Jamie Berke, you do NOT speak for me, as a child of adoption. I, as a child of adoption, understand the concepts of perspective, context, and, yes, humor. The joke in The Avengers is only offensive if you allow yourself to be so insecure about yourself that you can't hear the word "adoption" without tensing up. Taken as it is presented in the film, it's truly funny, and it illuminates the relationship between Thor and Loki.

There's an old adage that nothing is offensive if it makes you laugh. I think that's true. Comedy, well, GOOD comedy, by it's nature is about approaching difficult subjects with a lightness of heart and a willingness to laugh at yourself. If everyone around you is laughing, and you're not, maybe the issue isn't with the joke, but with you.

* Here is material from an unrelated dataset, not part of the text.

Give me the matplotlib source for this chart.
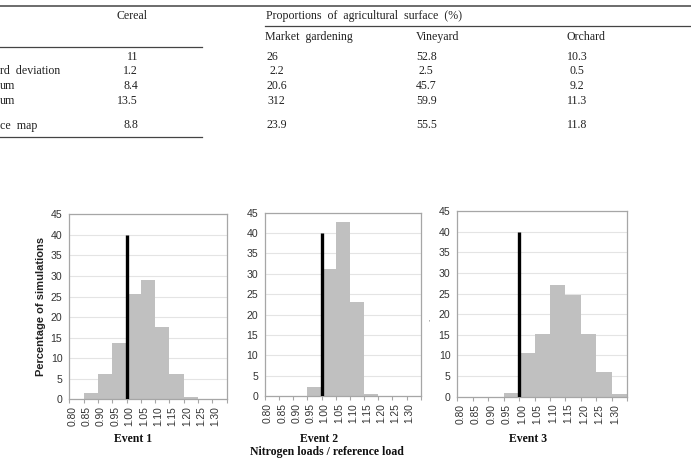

So, this adopted child is telling Marvel that they don't owe me an apology, nor anyone else. If Ms. Berke and her crew wish to boycott the movie, more power to them, but they don't deserve an apology. There's nothing to apologize for. 

1 comment:

  1. Glad you posted this. I have five adopted nieces and nephews and our family is over-blessed to have them in the clan. They are just as loved and cared for as any of the born into the family kids. Maybe more so. They were harder to get.